■ SHORT TASK
Leave out the images; return the rest of the data exactly.

■ DATA BLOCK
----

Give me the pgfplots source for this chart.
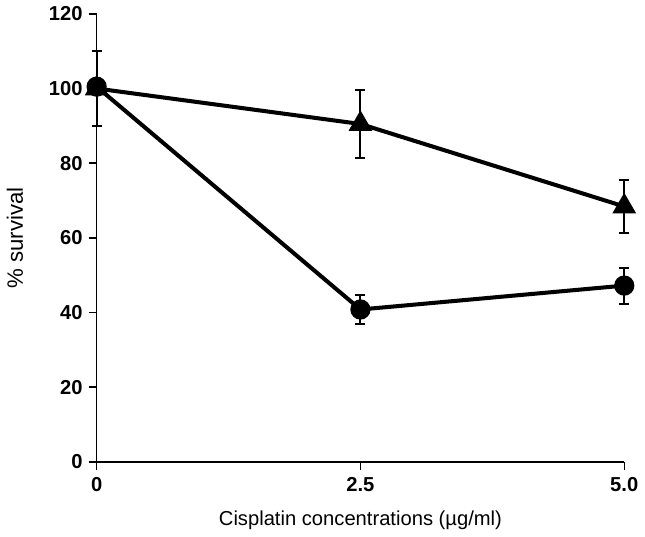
\documentclass[border=0pt]{standalone}
\usepackage{pgfplots}
\pgfplotsset{compat=1.18}
\usepackage{fontspec}
\setmainfont{Liberation Sans}
\begin{document}
\begin{tikzpicture}
\begin{axis}[
scale only axis, width=261.5pt, height=222pt,
axis lines=left, axis line style={-, line width=0.75pt},
xmin=0, xmax=5, ymin=0, ymax=120,
xtick={0,2.5,5}, xticklabels={0,2.5,5.0},
ytick={0,20,...,120},
tick align=outside, major tick length=4pt,
tick style={line width=0.75pt, black},
tick label style={font=\fontsize{10}{12}\selectfont\bfseries},
yticklabel style={xshift=0.6pt},
/pgf/number format/assume math mode=true,
xlabel={Cisplatin concentrations (µg/ml)},
ylabel={\% survival},
xlabel style={font=\fontsize{10}{12}\selectfont, yshift=-3pt},
ylabel style={font=\fontsize{11}{13}\selectfont, yshift=6pt},
clip=false,
]
\addplot[black, line width=2pt, mark=triangle*, mark size=4.8pt,
  error bars/.cd, y dir=both, y explicit,
  error bar style={line width=1pt, solid},
  error mark options={rotate=90, mark size=2.5pt, line width=1pt}]
  coordinates {(0,100) +- (0,10) (2.5,90.5) +- (0,9.2) (5,68.4) +- (0,7)};
\addplot[black, line width=2pt, mark=*, mark size=4pt,
  error bars/.cd, y dir=both, y explicit,
  error bar style={line width=1pt, solid},
  error mark options={rotate=90, mark size=2.5pt, line width=1pt}]
  coordinates {(0,100.5) +- (0,0) (2.5,40.8) +- (0,4) (5,47.2) +- (0,4.8)};
\end{axis}
\end{tikzpicture}
\end{document}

----

■ TASK RESULT
Give me the pgfplots source for this chart.
\documentclass[border=0pt]{standalone}
\usepackage{pgfplots}
\pgfplotsset{compat=1.18}
\usepackage{fontspec}
\setmainfont{Liberation Sans}
\begin{document}
\begin{tikzpicture}
\begin{axis}[
scale only axis, width=261.5pt, height=222pt,
axis lines=left, axis line style={-, line width=0.75pt},
xmin=0, xmax=5, ymin=0, ymax=120,
xtick={0,2.5,5}, xticklabels={0,2.5,5.0},
ytick={0,20,...,120},
tick align=outside, major tick length=4pt,
tick style={line width=0.75pt, black},
tick label style={font=\fontsize{10}{12}\selectfont\bfseries},
yticklabel style={xshift=0.6pt},
/pgf/number format/assume math mode=true,
xlabel={Cisplatin concentrations (µg/ml)},
ylabel={\% survival},
xlabel style={font=\fontsize{10}{12}\selectfont, yshift=-3pt},
ylabel style={font=\fontsize{11}{13}\selectfont, yshift=6pt},
clip=false,
]
\addplot[black, line width=2pt, mark=triangle*, mark size=4.8pt,
  error bars/.cd, y dir=both, y explicit,
  error bar style={line width=1pt, solid},
  error mark options={rotate=90, mark size=2.5pt, line width=1pt}]
  coordinates {(0,100) +- (0,10) (2.5,90.5) +- (0,9.2) (5,68.4) +- (0,7)};
\addplot[black, line width=2pt, mark=*, mark size=4pt,
  error bars/.cd, y dir=both, y explicit,
  error bar style={line width=1pt, solid},
  error mark options={rotate=90, mark size=2.5pt, line width=1pt}]
  coordinates {(0,100.5) +- (0,0) (2.5,40.8) +- (0,4) (5,47.2) +- (0,4.8)};
\end{axis}
\end{tikzpicture}
\end{document}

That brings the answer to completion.